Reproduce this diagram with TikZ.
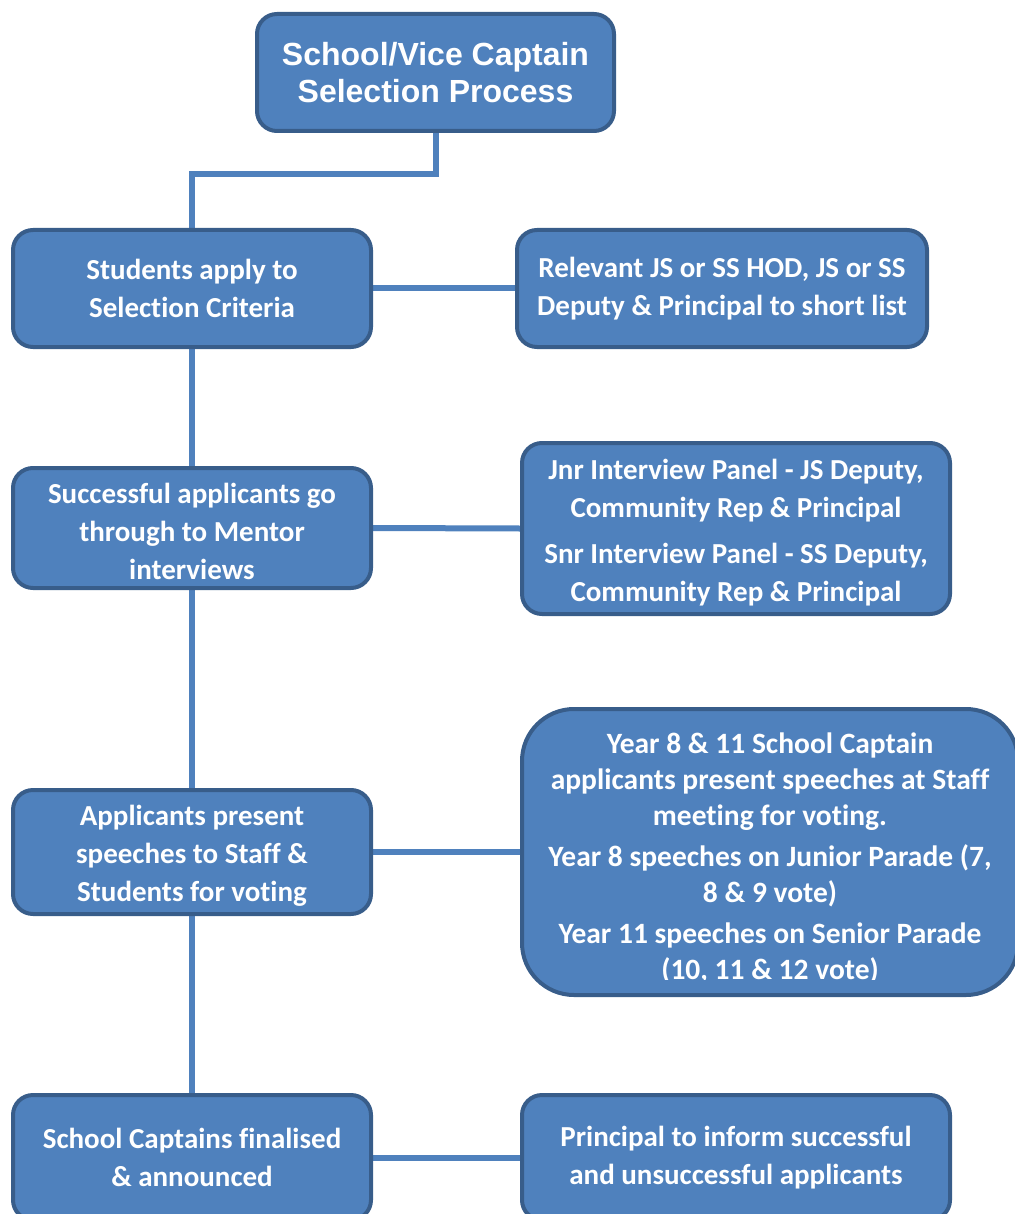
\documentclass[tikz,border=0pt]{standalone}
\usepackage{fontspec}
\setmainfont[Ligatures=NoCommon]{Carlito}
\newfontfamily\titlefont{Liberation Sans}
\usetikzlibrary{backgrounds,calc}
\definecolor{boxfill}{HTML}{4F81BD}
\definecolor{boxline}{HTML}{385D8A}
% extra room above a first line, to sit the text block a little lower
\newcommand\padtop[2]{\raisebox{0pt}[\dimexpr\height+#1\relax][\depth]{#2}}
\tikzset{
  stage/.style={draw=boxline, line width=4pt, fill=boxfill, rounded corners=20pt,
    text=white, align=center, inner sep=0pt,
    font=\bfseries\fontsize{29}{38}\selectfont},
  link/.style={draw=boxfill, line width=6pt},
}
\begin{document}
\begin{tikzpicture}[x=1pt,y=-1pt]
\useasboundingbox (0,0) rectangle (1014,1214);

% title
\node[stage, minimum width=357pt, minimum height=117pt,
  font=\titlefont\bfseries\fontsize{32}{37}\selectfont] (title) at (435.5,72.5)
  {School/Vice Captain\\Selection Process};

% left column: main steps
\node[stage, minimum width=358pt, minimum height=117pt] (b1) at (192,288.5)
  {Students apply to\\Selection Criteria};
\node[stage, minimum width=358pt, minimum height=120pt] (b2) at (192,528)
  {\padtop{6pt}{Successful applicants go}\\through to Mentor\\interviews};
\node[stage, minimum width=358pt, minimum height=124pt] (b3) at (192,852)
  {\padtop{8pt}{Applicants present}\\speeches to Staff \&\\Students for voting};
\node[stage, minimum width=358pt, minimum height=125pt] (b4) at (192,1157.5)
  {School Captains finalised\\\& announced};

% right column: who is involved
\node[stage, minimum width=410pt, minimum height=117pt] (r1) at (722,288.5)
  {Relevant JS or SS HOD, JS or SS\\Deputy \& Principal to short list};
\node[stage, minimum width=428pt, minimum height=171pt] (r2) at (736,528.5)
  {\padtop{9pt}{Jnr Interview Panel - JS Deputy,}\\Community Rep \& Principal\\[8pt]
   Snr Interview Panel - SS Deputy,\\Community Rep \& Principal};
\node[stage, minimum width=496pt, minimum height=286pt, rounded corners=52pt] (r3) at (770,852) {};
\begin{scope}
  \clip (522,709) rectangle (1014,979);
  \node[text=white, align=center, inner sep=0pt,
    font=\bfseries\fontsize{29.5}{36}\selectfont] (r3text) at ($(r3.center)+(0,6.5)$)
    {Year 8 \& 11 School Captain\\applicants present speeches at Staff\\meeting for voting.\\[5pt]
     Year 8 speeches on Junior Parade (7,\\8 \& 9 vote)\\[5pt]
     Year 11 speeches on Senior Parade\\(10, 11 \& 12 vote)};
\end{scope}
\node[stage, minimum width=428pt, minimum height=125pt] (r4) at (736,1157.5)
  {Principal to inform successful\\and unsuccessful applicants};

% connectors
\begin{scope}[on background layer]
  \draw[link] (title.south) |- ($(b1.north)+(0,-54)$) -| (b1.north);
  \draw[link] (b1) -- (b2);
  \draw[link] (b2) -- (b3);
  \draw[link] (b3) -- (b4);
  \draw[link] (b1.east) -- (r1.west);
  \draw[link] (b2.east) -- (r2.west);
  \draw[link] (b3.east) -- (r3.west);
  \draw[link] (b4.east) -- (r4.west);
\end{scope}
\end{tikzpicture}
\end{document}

**Given exercise**. Reproduce all of the data exactly, omitting each picture it holds.

**The answer**.
Reproduce this diagram with TikZ.
\documentclass[tikz,border=0pt]{standalone}
\usepackage{fontspec}
\setmainfont[Ligatures=NoCommon]{Carlito}
\newfontfamily\titlefont{Liberation Sans}
\usetikzlibrary{backgrounds,calc}
\definecolor{boxfill}{HTML}{4F81BD}
\definecolor{boxline}{HTML}{385D8A}
% extra room above a first line, to sit the text block a little lower
\newcommand\padtop[2]{\raisebox{0pt}[\dimexpr\height+#1\relax][\depth]{#2}}
\tikzset{
  stage/.style={draw=boxline, line width=4pt, fill=boxfill, rounded corners=20pt,
    text=white, align=center, inner sep=0pt,
    font=\bfseries\fontsize{29}{38}\selectfont},
  link/.style={draw=boxfill, line width=6pt},
}
\begin{document}
\begin{tikzpicture}[x=1pt,y=-1pt]
\useasboundingbox (0,0) rectangle (1014,1214);

% title
\node[stage, minimum width=357pt, minimum height=117pt,
  font=\titlefont\bfseries\fontsize{32}{37}\selectfont] (title) at (435.5,72.5)
  {School/Vice Captain\\Selection Process};

% left column: main steps
\node[stage, minimum width=358pt, minimum height=117pt] (b1) at (192,288.5)
  {Students apply to\\Selection Criteria};
\node[stage, minimum width=358pt, minimum height=120pt] (b2) at (192,528)
  {\padtop{6pt}{Successful applicants go}\\through to Mentor\\interviews};
\node[stage, minimum width=358pt, minimum height=124pt] (b3) at (192,852)
  {\padtop{8pt}{Applicants present}\\speeches to Staff \&\\Students for voting};
\node[stage, minimum width=358pt, minimum height=125pt] (b4) at (192,1157.5)
  {School Captains finalised\\\& announced};

% right column: who is involved
\node[stage, minimum width=410pt, minimum height=117pt] (r1) at (722,288.5)
  {Relevant JS or SS HOD, JS or SS\\Deputy \& Principal to short list};
\node[stage, minimum width=428pt, minimum height=171pt] (r2) at (736,528.5)
  {\padtop{9pt}{Jnr Interview Panel - JS Deputy,}\\Community Rep \& Principal\\[8pt]
   Snr Interview Panel - SS Deputy,\\Community Rep \& Principal};
\node[stage, minimum width=496pt, minimum height=286pt, rounded corners=52pt] (r3) at (770,852) {};
\begin{scope}
  \clip (522,709) rectangle (1014,979);
  \node[text=white, align=center, inner sep=0pt,
    font=\bfseries\fontsize{29.5}{36}\selectfont] (r3text) at ($(r3.center)+(0,6.5)$)
    {Year 8 \& 11 School Captain\\applicants present speeches at Staff\\meeting for voting.\\[5pt]
     Year 8 speeches on Junior Parade (7,\\8 \& 9 vote)\\[5pt]
     Year 11 speeches on Senior Parade\\(10, 11 \& 12 vote)};
\end{scope}
\node[stage, minimum width=428pt, minimum height=125pt] (r4) at (736,1157.5)
  {Principal to inform successful\\and unsuccessful applicants};

% connectors
\begin{scope}[on background layer]
  \draw[link] (title.south) |- ($(b1.north)+(0,-54)$) -| (b1.north);
  \draw[link] (b1) -- (b2);
  \draw[link] (b2) -- (b3);
  \draw[link] (b3) -- (b4);
  \draw[link] (b1.east) -- (r1.west);
  \draw[link] (b2.east) -- (r2.west);
  \draw[link] (b3.east) -- (r3.west);
  \draw[link] (b4.east) -- (r4.west);
\end{scope}
\end{tikzpicture}
\end{document}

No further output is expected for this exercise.